The Sinking Russian Economy
Last week it was revealed that Russia’s rate of wage nonpayment among employers is on the rise, soaring a shocking 15.5% in January. Total unpaid wages exceeded $135 million, and a million dollars goes a very, very long way in a country where the average wage is $3/hour. The sum which the Kremlin admits is currently outstanding to Russian workers (the actual sum could, of course, be far higher) amounts to 45 million man-hours of unpaid wages, and it occurred even though Russia’s unemployment rate is also soaring.
Why are Russian employers holding back wages?
The reason is clear: Massive debt threatens to crush them.

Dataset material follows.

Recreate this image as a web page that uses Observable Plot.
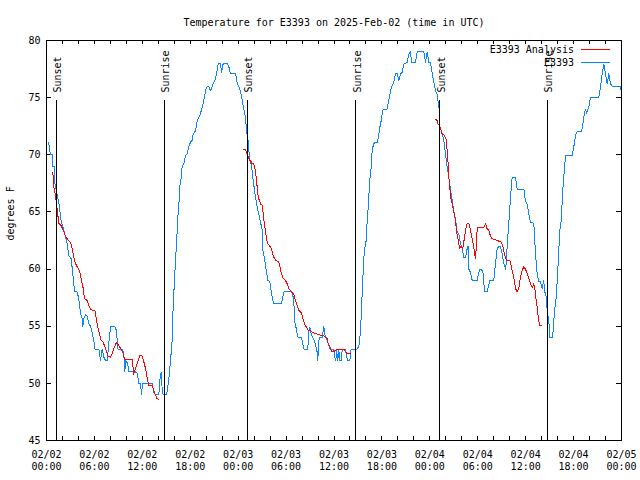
<!DOCTYPE html>
<html><head><meta charset="utf-8">
<script src="https://cdn.jsdelivr.net/npm/d3@7"></script>
<script src="https://cdn.jsdelivr.net/npm/@observablehq/plot@0.6"></script>
<style>body{margin:0;background:#fff;}</style>
</head><body><div id="chart"></div>
<script>
const title = "Temperature for E3393 on 2025-Feb-02 (time in UTC)";
const yLabel = "degrees F";
const startTime = "2025-02-02T00:00:00Z";
const endTime = "2025-02-05T00:00:00Z";
const yTicks = [45, 50, 55, 60, 65, 70, 75, 80];
const seriesNames = ["E3393 Analysis", "E3393"];
const seriesColors = ["#ff0000", "#0a84ff"];

// hours after 2025-02-02 00:00 UTC
const sunEventHours = [1.25, 14.81, 25.17, 38.73, 49.25, 62.77];
const sunEventLabels = ["Sunset", "Sunrise", "Sunset", "Sunrise", "Sunset", "Sunrise"];

// E3393 observations
const obsHours = [0.25,0.5,0.79,0.8,1.0,1.04,1.29,1.54,1.79,1.92,2.17,2.59,2.79,3.09,3.29,3.42,3.51,3.84,4.04,4.26,4.47,4.55,4.67,4.88,5.10,5.30,5.51,5.72,5.92,6.05,6.55,6.76,6.97,7.18,7.39,7.60,7.80,8.01,8.10,8.52,8.77,8.93,9.48,9.68,9.80,9.93,10.18,10.31,11.14,11.36,11.56,11.77,11.90,12.02,13.24,13.44,13.65,14.06,14.19,14.36,14.49,14.61,15.03,15.19,15.36,15.53,15.74,15.87,16.03,16.15,16.28,16.37,16.44,16.57,16.69,16.87,16.99,17.19,17.41,17.62,17.82,18.03,18.24,18.37,18.66,18.87,19.20,19.50,19.70,19.91,20.12,20.32,20.54,20.75,21.16,21.38,21.50,21.79,21.91,22.13,22.63,22.83,23.04,23.67,23.88,24.29,24.51,24.71,24.92,25.04,25.21,25.33,25.46,25.63,25.76,25.88,26.05,26.17,26.38,26.58,26.80,27.01,27.02,27.21,27.34,27.51,27.71,27.96,28.14,28.34,28.46,29.43,29.64,29.72,30.68,30.84,30.97,31.05,31.27,31.39,31.52,31.93,32.14,32.22,32.72,32.85,32.97,33.18,33.56,33.81,33.90,33.97,34.10,34.22,34.52,34.65,34.72,34.85,35.06,35.35,35.47,35.98,36.10,36.23,36.31,36.48,36.60,36.73,36.94,37.03,37.44,37.57,37.73,37.98,38.15,38.91,39.11,39.23,39.32,39.44,39.53,39.66,39.73,39.86,40.03,40.07,40.23,40.48,40.66,40.78,40.91,41.07,41.41,41.54,41.74,41.91,42.11,42.24,42.66,42.79,42.99,43.16,43.29,43.49,43.70,43.91,44.11,44.33,44.54,44.74,45.17,45.37,45.58,45.71,46.21,46.42,47.25,47.46,47.67,47.87,48.08,48.30,48.50,48.71,48.92,49.12,49.25,49.26,49.42,49.55,49.75,49.96,50.18,50.38,50.59,50.80,51.00,51.21,51.43,51.63,51.84,52.05,52.25,52.47,52.68,52.80,52.88,53.09,53.31,53.93,54.13,54.26,54.47,54.68,54.85,55.18,55.38,55.51,56.01,56.22,56.44,56.64,56.85,57.06,57.26,57.48,57.60,57.69,57.89,58.10,58.31,58.73,58.94,59.77,59.98,60.19,60.39,60.61,61.02,61.23,61.44,61.65,61.86,62.07,62.27,62.36,62.61,62.70,62.90,63.02,63.32,63.45,63.52,63.65,63.82,63.95,64.07,64.15,64.27,64.45,64.70,64.99,65.83,66.03,66.24,66.45,66.99,67.16,67.28,67.49,67.62,67.91,68.12,69.16,69.37,69.58,69.79,70.00,70.21,70.41,70.62,70.84,71.88,72.0];
const obsTemp = [71.1,70,70,69,69,67.5,66.7,65.8,64.4,64,63.4,62.2,61.2,60.9,59.6,58.7,58,58,57.4,56.1,55.7,55,55.7,56,55.9,55.2,55,54.4,53.8,53,53,52,53,52.3,52,52,53.5,54.9,55,55,54.6,53,53,52.6,51,52,51.7,51,51,50.9,50,50,49,50,50,49.2,49,49,50.3,51,49.4,49,49,49.7,50.7,52,53.8,57,59,60.7,62.2,63.4,64.5,65.6,67.2,68,69,69.2,69.9,70.1,70.7,71.1,71.25,71.8,72.1,73,73.4,74.2,74.75,75.6,76,76,75.6,76,76.65,77.4,78,78,77.2,78,78,77.7,77.1,77.1,76.3,75.6,74.75,74,73.3,72.1,71.5,70.4,69.5,69.2,68.5,67.75,66.9,66.3,65.4,64.8,64.1,63.4,61.9,61.3,60.75,59.9,59,58.9,58,57.25,57,57,57.7,58,58,57.7,57.25,55.5,54.8,54.3,54,54,53.3,53,53,54.6,54.9,54.2,53.75,53,52.7,52,53.75,54,54,54.6,55,54.3,53.9,53.3,53,53,52.3,52,52.9,52,53,52,52,53,53,52.3,52,52,53,53,53.3,53.75,54.9,56.1,58,59.9,61,61.8,62.5,63.4,64.8,67.75,68.9,70.4,70.8,71.1,71.1,71.5,72.4,73,73.9,74,74,74.6,75.2,75.8,76.1,76.35,77.1,77.1,76.5,77.1,77.2,77.95,78.1,78.8,79,78.1,78.1,79,79,78.1,79,78.1,78.1,77.1,76.35,75.6,75.3,74.2,73.6,72.4,72.1,71.8,71.25,70.1,68.9,68,66.9,66,65.1,64.4,63.2,63.1,62.2,61.9,61,61,61.8,62,60,59.7,59,59,59.7,60,60,59.6,58,58,58.6,59,59,60.5,61.8,62,62,61.3,60.5,60,60.75,62.2,64,66.3,68,68,67,67,65.9,65.7,64.8,64.1,64,61.3,59.6,58.9,58.9,58.3,59,58.1,57.5,56.2,55.5,54,54,54.6,55.5,56.5,57.5,59,60.5,61.6,63.4,64.25,67.5,69.9,69.9,70.7,71.7,72,72,72.7,73.3,74,73.6,74.2,75,75,75.9,77.1,77.95,77.1,76.2,77.1,76.2,76,76,75.3];

// E3393 Analysis, three separate runs
const anaHoursA = [0.79,0.91,1.13,1.25,1.41,1.54,1.84,2.09,2.38,2.72,3.01,3.22,3.42,3.63,3.84,4.04,4.17,4.38,4.60,4.76,5.10,5.30,5.51,5.72,6.05,6.26,6.42,6.67,6.85,7.10,7.26,7.48,7.68,8.01,8.23,8.52,8.77,9.05,9.35,9.60,9.77,10.73,10.93,11.14,11.43,11.68,11.98,12.18,12.40,12.61,12.81,13.24,13.44,13.65,13.86,14.06];
const anaTempA = [68.5,67.2,66.4,65.7,64.8,64,63.8,63.4,62.9,62.5,62.35,61.8,61,60.5,60.2,60,59.7,59,58.3,57.4,57.25,56.8,56.5,56.4,56.4,55.6,54.9,54.2,53.75,53.6,53.3,52.9,52.4,52.3,52.6,53.2,53.6,53.3,53,52.6,52.1,52.1,50.8,51.3,51.9,52.4,52.4,51.9,51.3,50.5,49.8,49.8,49.4,48.95,48.65,48.6];
const anaHoursB = [24.63,24.92,25.04,25.21,25.46,25.63,25.76,25.96,26.17,26.30,26.46,26.58,26.80,27.01,27.14,27.30,27.42,27.55,27.71,27.96,28.14,28.34,28.55,28.76,29.09,29.21,29.39,29.64,29.93,30.14,30.34,30.68,30.97,31.18,31.39,31.59,31.89,32.14,32.31,32.64,32.85,33.06,33.27,33.47,33.97,34.31,34.65,34.94,35.15,35.27,35.47,35.69,35.98,36.31,36.60,37.23,37.44,37.65,38.07];
const anaTempB = [70.5,70.5,70.2,69.9,69.5,69.4,69.2,69.2,68.6,67.75,66.6,66.15,65.7,65.6,64.8,63.8,63.4,62.65,62.2,62,61.8,61.3,60.9,60.75,60.6,60.3,59.7,59.2,59,58.7,58.3,58,57.8,57.25,56.8,56.4,56.2,55.6,55.2,54.8,54.6,54.6,54.5,54.4,54.3,54.2,54.2,54,53.9,53.5,53.2,52.8,52.8,52.95,53,53,52.8,52.6,52.6];
const anaHoursC = [48.71,48.92,49.00,49.25,49.42,49.55,49.84,50.09,50.18,50.30,50.38,50.50,50.59,50.80,51.00,51.21,51.34,51.50,51.63,51.75,51.93,52.05,52.18,52.34,52.47,52.68,52.88,53.09,53.31,53.51,53.63,53.72,53.84,53.93,54.76,54.97,55.18,55.38,55.59,55.80,56.44,56.97,57.18,57.35,57.60,58.02,58.19,58.35,58.51,58.73,58.94,59.14,59.35,59.57,59.77,59.98,60.19,60.39,60.61,60.82,61.02,61.15,61.32,61.44,61.57,61.73,61.98];
const anaTempC = [73.1,73,72.7,72.5,72.1,71.8,71.7,71.25,70.1,69.2,68,67.2,66.3,65.7,65,64.25,63.3,62.8,62.2,61.8,62,61.8,62,62.8,63.4,64,64,63.4,62.65,61.9,61.3,60.9,62.2,63.6,63.6,64,63.5,63.4,62.9,62.65,62.5,62.35,61.9,61.3,60.75,60.75,60.3,59.7,59.3,58.3,58,58.3,59.3,59.9,60.2,60,59.6,59.2,58.7,58.4,58.7,58.3,57.25,56.7,55.8,55.1,55.1];

// ---- build tables ----
const t0 = new Date(startTime), t1 = new Date(endTime);
const toDate = h => new Date(+t0 + h * 3600e3);
const obs = obsHours.map((h, i) => ({t: toDate(h), v: obsTemp[i]}));
const ana = [[anaHoursA, anaTempA], [anaHoursB, anaTempB], [anaHoursC, anaTempC]]
  .flatMap(([hs, vs], s) => hs.map((h, i) => ({t: toDate(h), v: vs[i], seg: s})));
const sun = sunEventHours.map((h, i) => ({t: toDate(h), label: sunEventLabels[i]}));

const W = 640, H = 480, mL = 46, mR = 19, mT = 40, mB = 40;
const fw = W - mL - mR, fh = H - mT - mB;
const yMin = yTicks[0], yMax = yTicks[yTicks.length - 1];
const gy = f => yMin + f * (yMax - yMin);
const xLabelTimes = d3.utcHour.every(6).range(t0, new Date(+t1 + 1));
const xTickTimes = d3.utcHour.every(2).range(t0, new Date(+t1 + 1));
const font = "DejaVu Sans Mono";

function legend() {
  const g = d3.create("svg:g").attr("font-family", font).attr("font-size", 10);
  seriesNames.forEach((name, i) => {
    const y = mT + 9.5 + i * 13;
    g.append("text").attr("x", W - mR - 47).attr("y", y + 0.5).attr("dy", "0.32em")
      .attr("text-anchor", "end").attr("fill", "black").text(name);
    g.append("line").attr("x1", W - mR - 40).attr("x2", W - mR - 11)
      .attr("y1", y).attr("y2", y).attr("stroke", seriesColors[i]).attr("stroke-width", 1)
      .attr("shape-rendering", "crispEdges");
  });
  return g.node();
}

const chart = Plot.plot({
  width: W, height: H,
  marginLeft: mL, marginRight: mR, marginTop: mT, marginBottom: mB,
  style: {fontFamily: font, fontSize: "10px", background: "white", color: "black"},
  x: {type: "utc", domain: [t0, t1]},
  y: {domain: [yMin, yMax]},
  marks: [
    Plot.axisX({ticks: xLabelTimes, tickFormat: d3.utcFormat("%m/%d\n%H:%M"), tickSize: 0, tickPadding: 8.5, lineHeight: 1.25, label: null, fontSize: 10}),
    Plot.axisY({ticks: yTicks, tickSize: 0, tickPadding: 6, label: null, fontSize: 10}),
    Plot.tickX(xTickTimes, {insetTop: fh - 4, stroke: "black", shapeRendering: "crispEdges"}),
    Plot.tickX(xTickTimes, {insetBottom: fh - 4, stroke: "black", shapeRendering: "crispEdges"}),
    Plot.tickY(yTicks, {insetRight: fw - 5, stroke: "black", shapeRendering: "crispEdges"}),
    Plot.tickY(yTicks, {insetLeft: fw - 5, stroke: "black", shapeRendering: "crispEdges"}),
    Plot.line(obs, {x: "t", y: "v", stroke: seriesColors[1], strokeWidth: 1, shapeRendering: "crispEdges"}),
    Plot.line(ana, {x: "t", y: "v", z: "seg", stroke: seriesColors[0], strokeWidth: 1, shapeRendering: "crispEdges"}),
    Plot.ruleX(sun, {x: "t", y1: yMin, y2: gy(0.85), stroke: "black", strokeWidth: 1, shapeRendering: "crispEdges"}),
    Plot.text(sun, {x: "t", y: gy(0.87), text: "label", rotate: -90, textAnchor: "start", lineAnchor: "middle", dx: 1.5, fontSize: 10, fill: "black"}),
    Plot.frame({stroke: "black", shapeRendering: "crispEdges"}),
    Plot.text([title], {frameAnchor: "top", dy: -22, fontSize: 10, fill: "black"}),
    Plot.text([yLabel], {frameAnchor: "left", dx: -36, rotate: -90, fontSize: 10, fill: "black"}),
    legend
  ]
});
document.getElementById("chart").append(chart);
</script>
</body></html>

Last week the Association of Russian banks reported that bad debt may increase by more than one third this year from its already horrifying, uncivilized 12% rate last year. Banks, of course, faced with this impending crisis are cutting employers off from new credit, meaning that they can’t obtain new loans to pay old wage obligations or to build their businesses and increase revenue.
Russian bankers believe the nation’s banking system will need to set aside 3 trillion rubles, roughly $75 billion, to cover non-performing loans next year. That is a truly stunning sum to be removed from the economic growth pipeline and used to pay for bad debt. There is, of course, no guarantee that the banking system has such sums available, and if it doesn’t there will be massive bank default.
As we reported last week, Russia’s core economy, the oil and gas industry, is in deep trouble. The combination of rising prices in world markets and rising dictatorship, arbitrary and thug-like conduct in Russia has seriously motivated the Western world to move away from Russian energy supplies, and the development of shale resources has made it possible for the West to do so. Meanwhile, the total incompetence of Russia’s top leadership to manage basic economic challenges is beginning to wear deeply on the nation’s performance.
And the result is that more and more Russians are going unpaid, going without the wages that were already inadequate to being with. More important than the financial deprivation is the loss of faith in the Russian economy these workers experience. Why work hard if you’re not sure you’ll be paid at the end of the week? It is exactly this phenomenon (“we pretend to work and they pretend to pay us” as the old Soviet joke went) that brought down the USSR, and that leaves Russia’s per capita economy outside the top 50 in the world.
There is simply no way that Russia can hope to survive this pernicious cycle of failure and despair.